ただ、中国の高等教育が急速に発展するにつれて、高等教育の構造が日に日に複雑化し、社会が高等教育に求めることも日に日に多様化している。中国高等教育学会が、普通学部大学のそれぞれの位置付けを調査した最新統計によると、中国の普通学部大学2738校の位置付けには60種類以上ある。その名称や描写を見ると、雑然としていて、規範性に欠け、さらに28.1%の大学に至っては、明確な位置付けを描き出していない。このほか、位置付けを明確化している大学であっても、一部の「双一流」大学を含む多くの大学は、位置付けと実際の運営行為が一致しておらず、盲目的にハイグレードを追求し、有利な資源を獲得しようとするという問題が存在しているケースが多く見られる。こうした問題の存在は、統一された公認の大学分類基準が整っていないことと無関係ではない。そのため、上記の問題について、多くの教育専門家が、「各種大学の設置基準、資源配置調整案をできるだけ早く打ち出し、大学の分類評価実施を加速させるというのが、今後の中国の高等教育分類管理体系構築の重点となるようにしなければならない」との見方を示している。

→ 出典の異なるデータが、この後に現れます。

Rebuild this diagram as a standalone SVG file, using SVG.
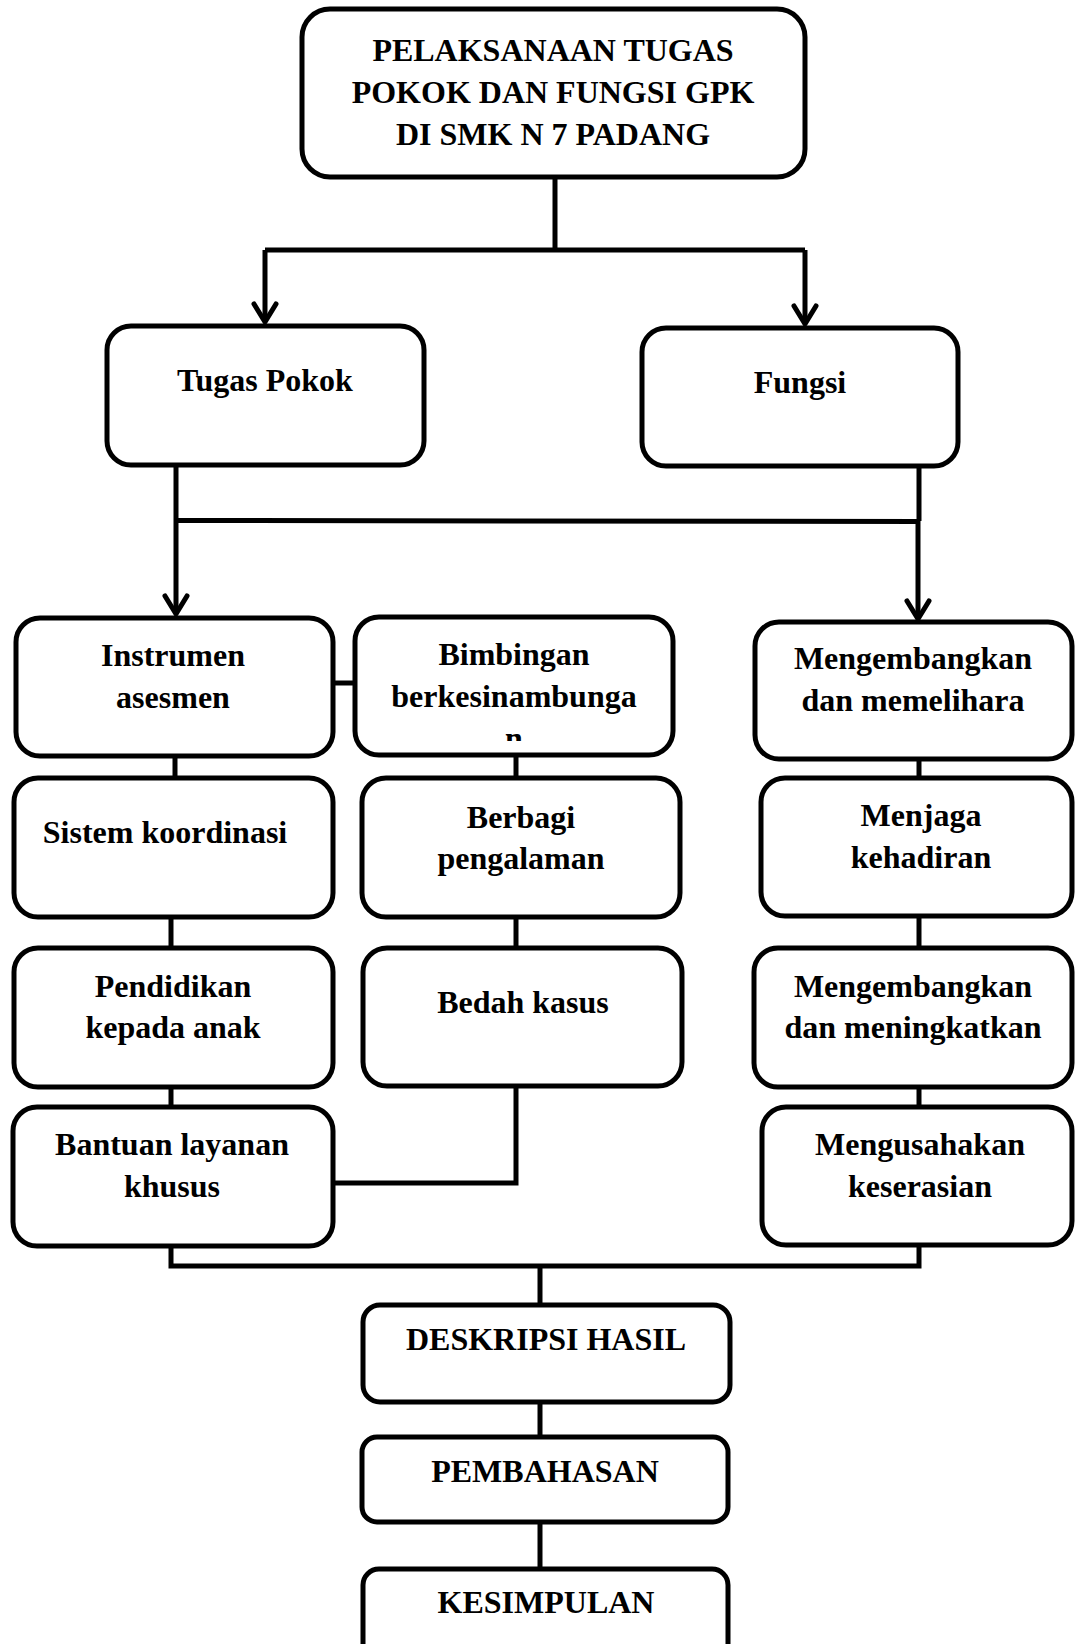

厦門(アモイ)大学教育研究院の劉振天教授は、「教育管理当局が、複数の次元から、大学運営の資金投入と産出、運営の歴史と成果、運営の優位性と特色などを考察し、各大学の運営基準、方向性を明確化し、最終的に同じタイプの各レベルの大学が運営の活力を十分に発揮し、公平に競争できるようにすることを提案する。タイプ、レベルが異なる大学に関しては、協力を強化し、分野の枠を超えた複合型のハイレベル人材を育成する構造を作り出さなければならない。当面、中国の高等教育分類管理制度のトップレベルデザインを見ると、政府は依然として、タイプごとの大学設置の明確な基準を定めていない。そして分類基準が整備されていないことが、中国の高等教育分類管理改革を踏み込んで推進するうえで、重い足かせとなっている。現在、中国の高等教育は普及化発展の段階に突入しており、大学設置基準基準の問題解決に今すぐに取り組まなければ、分類管理はさらに複雑で、困難になるだろう」と指摘する。
張学長も「科学的な分類評価基準と指標体系を制定することが特に重要。また、中核ポイントを押さえ、大学の質の高い内包的発展を促進し、優勝劣敗を実現する必要がある。合理的に評価結果を運用しなければ、評価の誘導、激励、調整といった機能をより良い形で発揮させ、大学が急速、かつ良好に発展する急成長の段階に入り、たくさんのハイレベル人材を輩出する良好な局面を築き上げることはできない」との見方を示す。
※本稿は、科技日報「分類管理破除"千校一面" 推進高校科学定位、辦出特色」(2022年8月11日付7面)を科技日報の許諾を得て日本語訳/転載したものである。